Но разве я беспокоился об угощении? Просто хотелось быть рядом с моей тетушкой. Ведь до сих пор она никуда без меня не ходила. И все же мне не разрешили ее сопровождать. Я плакал, сердился на родителей, на бабушку и даже на мою тетушку Хао. И чего это ей вздумалось выходить замуж? И именно сейчас? Позднее, став уже взрослым, я тоже не раз сожалел об этом замужестве, только уже по другой причине.
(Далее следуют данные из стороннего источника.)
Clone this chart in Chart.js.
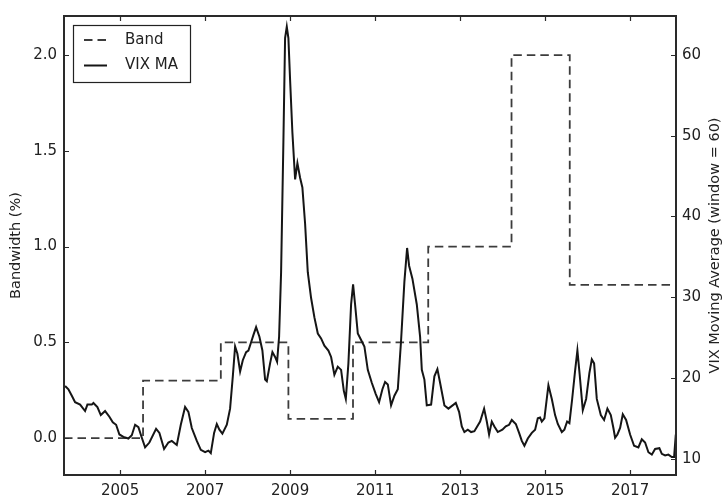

Если бы она осталась у нас, навсегда осталась просто моей тетушкой, от скольких бед и страданий она была бы избавлена!
Но моя тетушка вышла замуж и отдала мужу свою любовь, которая прежде безраздельно принадлежала мне. А этот человек принял все как должное и ничего не сделал, чтобы оказаться достойным такой любви.
Он не любил Хао. Да, не любил! Ничуть! Более того — он презирал ее. Презирал за то, что она выросла в чужой семье. А сам он, видите ли, был благородного происхождения, хотя за душой у него не было ни гроша. И работать он не собирался — пусть жена кормит, не зря ведь он женился. Тетушка Хао безропотно покорилась судьбе. Руки у нее были золотые, и она приносила в дом не меньше двух хао в день. Пять су уходило на еду, и вдвое больше пропивал муж. Но тетушка не была на него в обиде и даже чувствовала себя счастливой. Жизнь, в общем, ладилась, пока по злой воле небес тетушка не стала матерью. Роды оказались неудачными. Ребенок умер, а Хао разбил паралич. Она не могла больше работать. Муж начал хмуриться. Ведь каждый день болезни жены лишал его двух хао дохода. И он считал, что она сама в этом виновата! Пока в доме еще оставались кое-какие сбережения, он молчал. Скоро ему пришлось ограничивать себя в выпивке, потом и на рис стало не хватать. И уж тут-то муж не выдержал, и из уст его полился поток бессвязных ругательств. Вначале он ругал богачей, потом свою злосчастную судьбу, а затем взялся за жену. Как он только не поносил несчастную женщину! Он ругал ее безостановочно и когда был пьян, и когда ему хотелось выпить.